Remote Access Trojan. Malware that silently gives an attacker full control of your device — files, camera, keystrokes, clipboard — without you ever knowing.
Common Vulnerabilities and Exposures. A global registry that assigns a unique ID to every publicly known security flaw so researchers, vendors, and engineers can all talk about it precisely.
Insecure Direct Object Reference. A web vulnerability where changing a number in the URL gives you access to someone else's data because the server never checks if you're supposed to be there.
Cross-Site Scripting. Planting malicious code in a website that then runs inside every other visitor's browser — stealing sessions, redirecting, or silently sending data out.
Denuvo Anti-Tamper. A DRM layer embedded in PC games that continuously checks the game hasn't been modified, crashing it if tampering is detected.

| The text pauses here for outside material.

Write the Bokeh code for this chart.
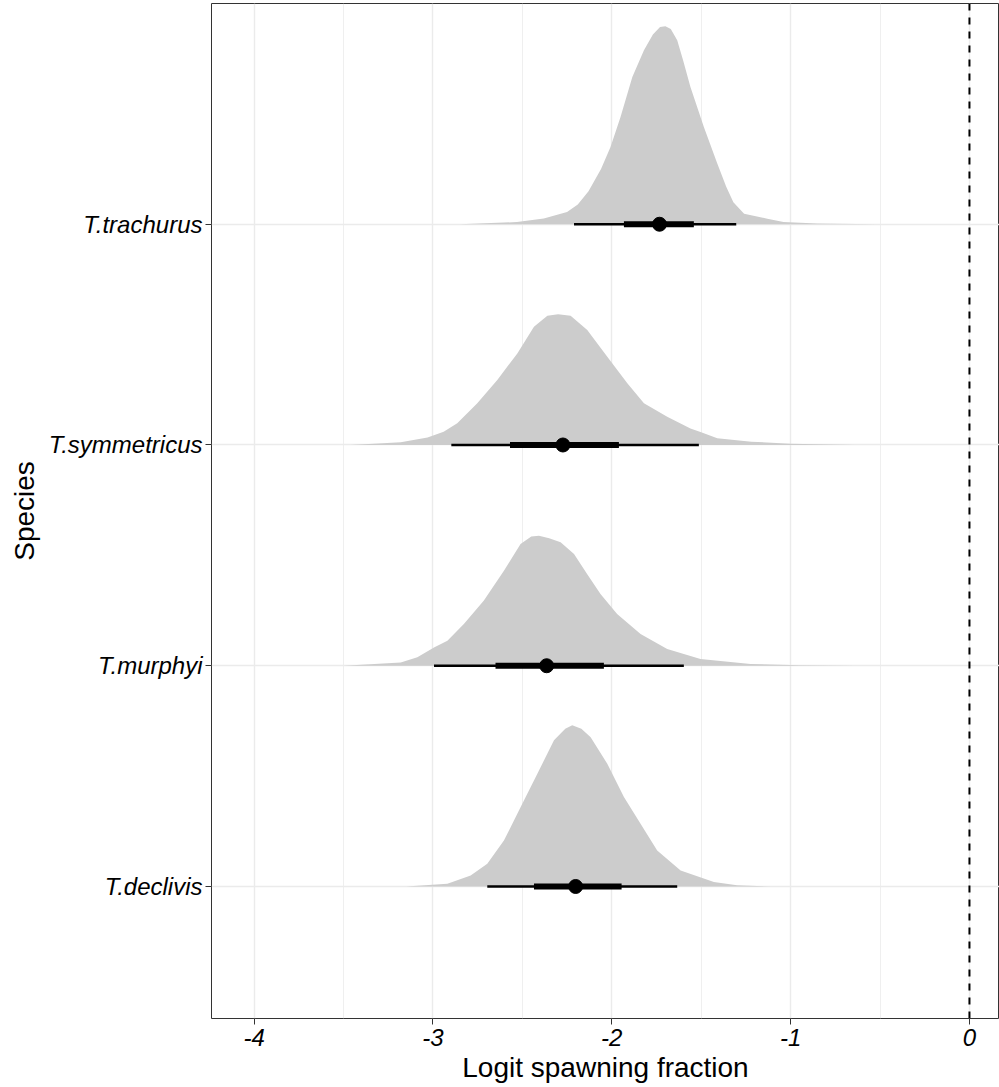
from bokeh.plotting import figure
from bokeh.models import Range1d, FixedTicker, Span
from bokeh.embed import file_html
from bokeh.resources import INLINE

# ---- data ----
species = ["T.declivis", "T.murphyi", "T.symmetricus", "T.trachurus"]
species_pos = [1, 2, 3, 4]

# density outlines (x in logit units, h = height in category units)
trachurus_x = [-2.85, -2.53, -2.38, -2.25, -2.19, -2.13, -2.06, -2.007, -1.951, -1.885, -1.82, -1.77,
               -1.73, -1.70, -1.67, -1.634, -1.60, -1.56, -1.485, -1.41, -1.36, -1.32, -1.26, -1.13,
               -1.04, -0.85, -0.52]
trachurus_h = [0.0, 0.01, 0.026, 0.056, 0.09, 0.15, 0.25, 0.35, 0.486, 0.667, 0.788, 0.86,
               0.893, 0.897, 0.885, 0.834, 0.74, 0.622, 0.441, 0.275, 0.17, 0.10, 0.047, 0.025,
               0.01, 0.003, 0.0]

symmetricus_x = [-3.46, -3.18, -3.03, -2.94, -2.864, -2.752, -2.64, -2.528, -2.435, -2.36, -2.30, -2.23,
                 -2.137, -2.025, -1.913, -1.82, -1.69, -1.56, -1.50, -1.41, -1.22, -1.0, -0.78, -0.64]
symmetricus_h = [0.0, 0.013, 0.034, 0.06, 0.098, 0.189, 0.295, 0.415, 0.536, 0.585, 0.592, 0.585,
                 0.521, 0.40, 0.28, 0.189, 0.128, 0.075, 0.058, 0.03, 0.015, 0.006, 0.002, 0.0]

murphyi_x = [-3.5, -3.18, -3.087, -2.994, -2.919, -2.827, -2.715, -2.603, -2.51, -2.45, -2.407, -2.35,
             -2.286, -2.211, -2.137, -2.063, -1.97, -1.839, -1.69, -1.504, -1.224, -0.95, -0.64]
murphyi_h = [0.0, 0.015, 0.038, 0.083, 0.113, 0.189, 0.295, 0.43, 0.551, 0.585, 0.589, 0.578,
             0.559, 0.506, 0.415, 0.325, 0.234, 0.144, 0.076, 0.030, 0.008, 0.002, 0.0]

declivis_x = [-3.15, -2.919, -2.789, -2.696, -2.603, -2.51, -2.416, -2.323, -2.26, -2.221, -2.17,
              -2.118, -2.025, -1.932, -1.839, -1.746, -1.615, -1.429, -1.3, -1.11]
declivis_h = [0.0, 0.012, 0.05, 0.103, 0.208, 0.359, 0.511, 0.662, 0.715, 0.730, 0.715,
              0.676, 0.556, 0.405, 0.284, 0.163, 0.072, 0.020, 0.006, 0.0]

# point + intervals (order: declivis, murphyi, symmetricus, trachurus)
point_est = [-2.202, -2.364, -2.273, -1.733]
outer_lo = [-2.696, -2.994, -2.897, -2.211]
outer_hi = [-1.634, -1.597, -1.513, -1.304]
inner_lo = [-2.435, -2.65, -2.569, -1.932]
inner_hi = [-1.945, -2.044, -1.96, -1.541]

x_ticks = [-4, -3, -2, -1, 0]
x_tick_labels = ["-4", "-3", "-2", "-1", "0"]
x_minor = [-3.5, -2.5, -1.5, -0.5]

densities = [(declivis_x, declivis_h), (murphyi_x, murphyi_h),
             (symmetricus_x, symmetricus_h), (trachurus_x, trachurus_h)]

FONT = "Liberation Sans"

p = figure(width=999, height=1087, output_backend="svg", toolbar_location=None,
           x_range=Range1d(-4.238, 0.168), y_range=Range1d(0.402, 5.0),
           min_border_left=211, min_border_right=0, min_border_top=3, min_border_bottom=69)

p.background_fill_color = "white"
p.border_fill_color = "white"
p.outline_line_color = "#333333"
p.outline_line_width = 1

# grids
p.xgrid.ticker = FixedTicker(ticks=x_ticks, minor_ticks=x_minor)
p.xgrid.grid_line_color = "#EBEBEB"
p.xgrid.grid_line_width = 1.4
p.xgrid.minor_grid_line_color = "#EBEBEB"
p.xgrid.minor_grid_line_width = 0.8
p.ygrid.ticker = FixedTicker(ticks=species_pos)
p.ygrid.grid_line_color = "#EBEBEB"
p.ygrid.grid_line_width = 1.4

# densities
for (xs, hs), base in zip(densities, species_pos):
    p.varea(x=xs, y1=[base] * len(xs), y2=[base + h for h in hs], fill_color="#CCCCCC")

# intervals
p.segment(x0=outer_lo, y0=species_pos, x1=outer_hi, y1=species_pos, line_color="black", line_width=2.6)
p.segment(x0=inner_lo, y0=species_pos, x1=inner_hi, y1=species_pos, line_color="black", line_width=6)
p.scatter(x=point_est, y=species_pos, size=14, fill_color="black", line_color="black")

# reference line
p.add_layout(Span(location=0, dimension="height", line_color="black", line_width=2, line_dash="7 7"))

# axes
p.xaxis.ticker = FixedTicker(ticks=x_ticks)
p.xaxis.major_label_overrides = dict(zip(x_ticks, x_tick_labels))
p.yaxis.ticker = FixedTicker(ticks=species_pos)
p.yaxis.major_label_overrides = dict(zip(species_pos, species))

for ax in (p.xaxis, p.yaxis):
    ax.axis_line_color = None
    ax.major_tick_line_color = "#333333"
    ax.major_tick_line_width = 1
    ax.major_tick_out = 6
    ax.major_tick_in = 0
    ax.minor_tick_line_color = None
    ax.major_label_text_font = FONT
    ax.major_label_text_font_style = "italic"
    ax.major_label_text_font_size = "24px"
    ax.major_label_text_color = "black"
    ax.axis_label_text_font = FONT
    ax.axis_label_text_font_style = "normal"
    ax.axis_label_text_font_size = "28px"
    ax.axis_label_text_color = "black"

p.xaxis.axis_label = "Logit spawning fraction"
p.yaxis.axis_label = "Species"
p.xaxis.major_label_standoff = 4
p.xaxis.axis_label_standoff = 3
p.yaxis.major_label_standoff = 3
p.yaxis.axis_label_standoff = 6

open("out.html", "w").write(file_html(p, INLINE))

Hypervisor. Software running below the OS that manages virtual machines — because it sits deeper than the OS itself, it controls what the OS sees and can intercept anything passing through.
System Clipboard — Unprotected. On Windows, anything you copy (Ctrl+C) sits in a shared buffer that any app with basic permissions can silently read at any time — no warning, no prompt.
Seed Phrase. A sequence of 12–24 words that fully reconstruct your crypto wallet on any device — whoever has these words owns everything in the wallet, permanently.
Ransomware. Malware that encrypts all your files — making them completely unreadable — then demands payment for the decryption key, with no guarantee you ever get it.
Hardcoded API Key. A secret credential baked directly into an app's code — anyone who disassembles the app can read it and use it to impersonate the service it belongs to.
Brain-Computer Interface. A device that reads electrical signals directly from neurons and translates them into digital commands — or sends signals back — bypassing all physical movement.
Vulnerability. A flaw in code, configuration, or design that allows someone to make a system do something it wasn't supposed to — read private data, crash, or hand over control.
Low-Level. Code written close to the hardware — dealing with memory addresses, CPU registers, and raw bytes directly instead of letting a language or framework handle it for you. More control, more responsibility, fewer safety nets.
Reverse Engineering. Analyzing a compiled program — one you only have the final binary of — to reconstruct its logic, find vulnerabilities, or understand its behavior. Done using disassemblers and debuggers that translate machine code back into something human-readable.
Cracking. Modifying or patching a program to remove or bypass its copy protection, license validation, or DRM — making it run without the authentication it was designed to require.
Torrent / BitTorrent. A file transfer protocol where instead of downloading from one central server, you pull pieces from dozens of other users simultaneously — and share pieces back as you receive them. No single point of failure, scales the more people use it.